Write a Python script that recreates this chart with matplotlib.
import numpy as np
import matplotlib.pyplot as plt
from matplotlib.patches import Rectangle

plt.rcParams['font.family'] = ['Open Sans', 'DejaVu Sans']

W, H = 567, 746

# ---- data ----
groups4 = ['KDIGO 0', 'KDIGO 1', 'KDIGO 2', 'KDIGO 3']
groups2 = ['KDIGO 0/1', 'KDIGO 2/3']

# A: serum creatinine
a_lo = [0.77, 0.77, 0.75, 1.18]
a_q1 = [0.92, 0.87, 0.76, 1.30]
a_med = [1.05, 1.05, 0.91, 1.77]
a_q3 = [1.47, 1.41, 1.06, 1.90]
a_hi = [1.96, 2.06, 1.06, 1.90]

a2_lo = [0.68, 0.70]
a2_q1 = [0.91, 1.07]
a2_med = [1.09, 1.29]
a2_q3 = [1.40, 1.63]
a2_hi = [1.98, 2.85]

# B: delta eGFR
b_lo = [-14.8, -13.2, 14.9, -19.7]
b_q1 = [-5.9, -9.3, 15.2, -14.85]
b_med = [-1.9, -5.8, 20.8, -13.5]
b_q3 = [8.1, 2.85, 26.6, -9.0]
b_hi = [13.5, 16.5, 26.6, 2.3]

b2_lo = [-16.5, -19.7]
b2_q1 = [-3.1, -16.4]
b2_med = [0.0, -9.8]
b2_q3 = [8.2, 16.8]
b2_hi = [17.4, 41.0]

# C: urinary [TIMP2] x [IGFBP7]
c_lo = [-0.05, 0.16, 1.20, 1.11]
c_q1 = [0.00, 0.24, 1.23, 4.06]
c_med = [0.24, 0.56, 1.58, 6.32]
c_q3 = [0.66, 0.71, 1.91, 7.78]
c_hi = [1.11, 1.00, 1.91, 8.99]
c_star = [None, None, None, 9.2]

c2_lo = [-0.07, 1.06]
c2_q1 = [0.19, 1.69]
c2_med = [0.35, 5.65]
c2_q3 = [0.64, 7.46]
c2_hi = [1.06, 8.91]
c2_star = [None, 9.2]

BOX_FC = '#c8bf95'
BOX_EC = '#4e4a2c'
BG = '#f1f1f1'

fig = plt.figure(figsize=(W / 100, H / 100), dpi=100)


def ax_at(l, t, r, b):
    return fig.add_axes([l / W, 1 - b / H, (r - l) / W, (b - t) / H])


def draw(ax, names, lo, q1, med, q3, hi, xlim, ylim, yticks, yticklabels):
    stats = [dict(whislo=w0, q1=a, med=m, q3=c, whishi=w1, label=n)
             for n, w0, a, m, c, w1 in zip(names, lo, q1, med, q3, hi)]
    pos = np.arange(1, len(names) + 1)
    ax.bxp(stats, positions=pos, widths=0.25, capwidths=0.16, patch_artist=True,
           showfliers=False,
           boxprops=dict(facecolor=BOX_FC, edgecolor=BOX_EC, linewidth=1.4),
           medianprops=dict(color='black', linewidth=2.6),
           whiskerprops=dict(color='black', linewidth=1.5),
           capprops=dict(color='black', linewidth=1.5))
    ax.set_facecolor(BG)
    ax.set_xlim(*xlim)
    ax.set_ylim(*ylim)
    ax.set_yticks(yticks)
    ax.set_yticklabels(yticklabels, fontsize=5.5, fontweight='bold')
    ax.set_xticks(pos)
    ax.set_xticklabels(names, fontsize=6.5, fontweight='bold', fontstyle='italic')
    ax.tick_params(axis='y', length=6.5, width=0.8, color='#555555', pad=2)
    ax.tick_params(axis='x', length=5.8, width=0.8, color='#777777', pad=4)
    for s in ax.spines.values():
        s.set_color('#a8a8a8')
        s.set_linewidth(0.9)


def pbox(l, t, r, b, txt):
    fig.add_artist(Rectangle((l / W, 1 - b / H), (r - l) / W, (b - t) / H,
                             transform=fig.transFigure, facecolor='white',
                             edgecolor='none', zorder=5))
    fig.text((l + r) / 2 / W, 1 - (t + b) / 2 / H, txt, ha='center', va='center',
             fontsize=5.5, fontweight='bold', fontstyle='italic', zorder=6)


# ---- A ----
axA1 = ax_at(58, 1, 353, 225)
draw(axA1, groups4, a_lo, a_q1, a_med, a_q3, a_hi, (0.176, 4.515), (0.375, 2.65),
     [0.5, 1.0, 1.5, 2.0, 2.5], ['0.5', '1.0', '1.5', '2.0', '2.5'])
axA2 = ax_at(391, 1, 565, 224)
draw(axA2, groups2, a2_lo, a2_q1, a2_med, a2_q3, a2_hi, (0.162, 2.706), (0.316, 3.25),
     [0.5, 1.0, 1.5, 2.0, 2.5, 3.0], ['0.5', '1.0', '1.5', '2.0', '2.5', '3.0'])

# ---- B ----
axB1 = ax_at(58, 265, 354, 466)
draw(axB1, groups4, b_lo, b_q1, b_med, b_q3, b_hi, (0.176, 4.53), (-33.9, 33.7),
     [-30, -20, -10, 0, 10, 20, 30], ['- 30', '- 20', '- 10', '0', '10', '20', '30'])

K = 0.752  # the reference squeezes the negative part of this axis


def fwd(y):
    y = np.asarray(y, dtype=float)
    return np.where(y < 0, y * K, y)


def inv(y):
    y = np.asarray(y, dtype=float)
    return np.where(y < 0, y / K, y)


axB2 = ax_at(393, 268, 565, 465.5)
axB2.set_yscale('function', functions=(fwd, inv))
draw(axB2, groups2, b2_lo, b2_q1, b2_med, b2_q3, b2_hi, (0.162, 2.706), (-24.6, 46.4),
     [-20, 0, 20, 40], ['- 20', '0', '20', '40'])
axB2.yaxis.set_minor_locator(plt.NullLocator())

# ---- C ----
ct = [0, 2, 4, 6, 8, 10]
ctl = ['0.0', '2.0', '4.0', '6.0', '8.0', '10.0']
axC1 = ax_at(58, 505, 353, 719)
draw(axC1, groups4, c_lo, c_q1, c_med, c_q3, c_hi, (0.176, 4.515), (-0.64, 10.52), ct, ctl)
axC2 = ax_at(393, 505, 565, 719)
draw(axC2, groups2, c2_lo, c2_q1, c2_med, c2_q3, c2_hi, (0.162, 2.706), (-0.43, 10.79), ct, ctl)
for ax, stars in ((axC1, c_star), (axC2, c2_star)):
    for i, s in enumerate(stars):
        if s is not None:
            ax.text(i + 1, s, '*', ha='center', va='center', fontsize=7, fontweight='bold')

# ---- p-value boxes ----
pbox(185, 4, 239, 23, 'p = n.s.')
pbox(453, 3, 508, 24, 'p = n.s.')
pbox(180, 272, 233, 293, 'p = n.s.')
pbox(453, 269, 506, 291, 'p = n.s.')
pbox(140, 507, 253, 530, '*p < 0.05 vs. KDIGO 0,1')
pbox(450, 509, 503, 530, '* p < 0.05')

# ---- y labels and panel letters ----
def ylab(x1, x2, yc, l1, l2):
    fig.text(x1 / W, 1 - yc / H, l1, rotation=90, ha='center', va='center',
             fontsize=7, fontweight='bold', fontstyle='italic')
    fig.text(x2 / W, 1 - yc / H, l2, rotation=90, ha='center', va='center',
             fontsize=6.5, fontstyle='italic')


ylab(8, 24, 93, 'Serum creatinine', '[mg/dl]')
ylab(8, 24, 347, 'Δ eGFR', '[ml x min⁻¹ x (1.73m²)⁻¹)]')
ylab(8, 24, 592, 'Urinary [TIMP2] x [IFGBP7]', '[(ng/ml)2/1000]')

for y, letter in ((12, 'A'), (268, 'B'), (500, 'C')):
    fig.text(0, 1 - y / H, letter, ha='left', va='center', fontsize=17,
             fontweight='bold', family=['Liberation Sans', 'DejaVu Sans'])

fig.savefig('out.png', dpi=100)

* Brief *
Please write out exactly the lines from the start of the data through the line that contains "W, H = 567, 746", both ends included, and nothing else.

* The result *
Write a Python script that recreates this chart with matplotlib.
import numpy as np
import matplotlib.pyplot as plt
from matplotlib.patches import Rectangle

plt.rcParams['font.family'] = ['Open Sans', 'DejaVu Sans']

W, H = 567, 746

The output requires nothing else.